Постепенная, хотя и не окончательная канонизация «Лунь юя» происходит во времена династии Хань (III в. до н. э. – III в.). А уже в эпоху Тан текст «Лунь юя» выбивается на каменных стелах, и тем самым как бы закрепляется канонический вариант «слова Конфуция».
Приобретя классический вид, «Лунь юй» стал частью практически всех основных канонов литературно-назидательной классики Китая и, прежде всего, т. н. «Четверокнижия» («Сы ту»). «Четверокнижие» как собрание наиболее значимых трудов конфуцианской классики составляется знаменитым философом-неоконфуцианцем Чжу Си в 1190-м, и в это собрание, помимо, собственно, «Лунь юя», вошли также «Мэн-цзы», «Чжун юн» и «Да сюэ» («Великое учение»). «Лунь юй» также стал центральной частью «Тринадцатикнижия» («Шисань цзин чжу ши»), которое не только изучалось всеми учеными и чиновниками, но и было основой обучения в китайских школах. «Тринадцатикнижие» всегда воспринималось как наиболее полный и точный свод именно конфуцианской классики с каноническим комментариями (в частности, «Лунь юй» издавался в обрамлении комментариев Чжу Си). «Тринадцатикнижие» было составлено в XII в. при правлении династии Южная Сун, а цинский чиновник Жуань Юань (1764–1849) скомпилировал критический свод всех текстов, куда были включены не только прежние комментарии, но и некоторые новые, а также списки разночтений (цзяокань цзи) [24, с. 18–19]. Именно это издание, неоднократно переиздававшееся впоследствии, стало своеобразным нормативом для последующих исследований.

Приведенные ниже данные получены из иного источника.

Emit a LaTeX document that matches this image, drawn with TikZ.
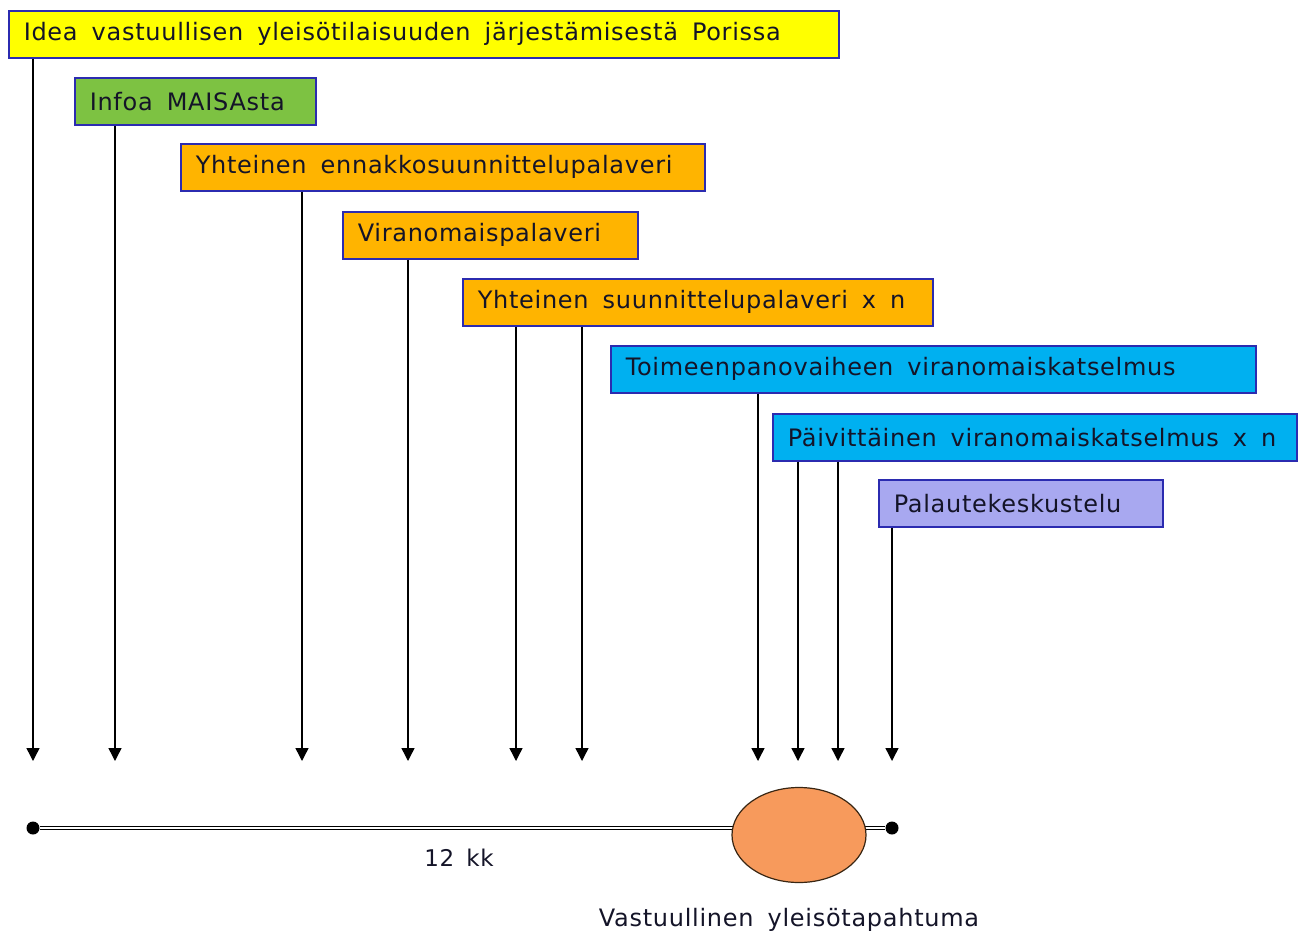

«Четверокнижие» становится официальным каноном китайской политической и духовной культуры. В течение многих веков эти трактаты, и прежде всего «Лунь юй», были основным предметом изучения для чиновников, и знание этих текстов, а также умение их комментировать в обязательном порядке являлось частью государственных экзаменов на чиновничьи и ученые звания с 1313 по 1905 гг. И здесь живое слово Конфуция, драма его жизни как духовного учителя и мистического проповедника абсолютно и окончательно растворяется в политической идеологии государства. Большинству терминов, в том числе жэнь (человеколюбие), сяо (сыновняя почтительность), чжун (преданность), и (долг), даются новые трактовки в соответствии с «политической необходимостью». И с этого момента сама проповедь Конфуция приобретает совсем иной характер – характер морально-этической и нравственной доктрины, а сам мистический фактор окончательно «вымывается» из нее. И вплоть до сегодняшнего дня как на государственном уровне, – так и на уровне обыденного сознания конфуцианство воспринимается как часть национальной идеологии, как символ китайской цивилизации, но отнюдь не как личная проповедь бродячего наставника Конфуция.
Характер самого «Лунь юя» в равной степени как полностью соответствует канонам записей речений мудрецов того времени, так и отличается от многих других образцов классики Китая.
Прежде всего, по своей структуре это текст не оккультный, не ман-тический, как, например, «Канон перемен» («И цзин» 易經).За редким исключением он не содержит заклинательных формул и магических речитативов, как более древний «Канон песнопений» («Ши цзин» 詩經), который очень высоко ценил сам Конфуций. И – самое главное – он не написан самим Конфуцием и, по-видимому, им даже и не правился. Его ученики, записывая, обращали внимание на то, что им казалось важным – иногда просто на эпизоды из жизни наставника или манеры его поведения. Не в силах дать им трактовку, они оставляли это для потомков.
Сам же Конфуций отказывался записывать что бы то ни было, вероятно, считая, что все, что необходимо, уже записано – не случайно он отсылал своих учеников к «И цзину», «Ши цзину». Он же не несет какого-то устного, формального учения, а передает его всем своим поведением, он вопрошает духов и воплощает их веления на Земле. И здесь особый смысл приобретает его знаменитая фраза: «Я не создаю, но лишь повторяю изученное». Ему передано учение (сюэ 學),он его «повторяет» и не творит ничего нового. И в этом он – абсолютно традиционный мистический учитель.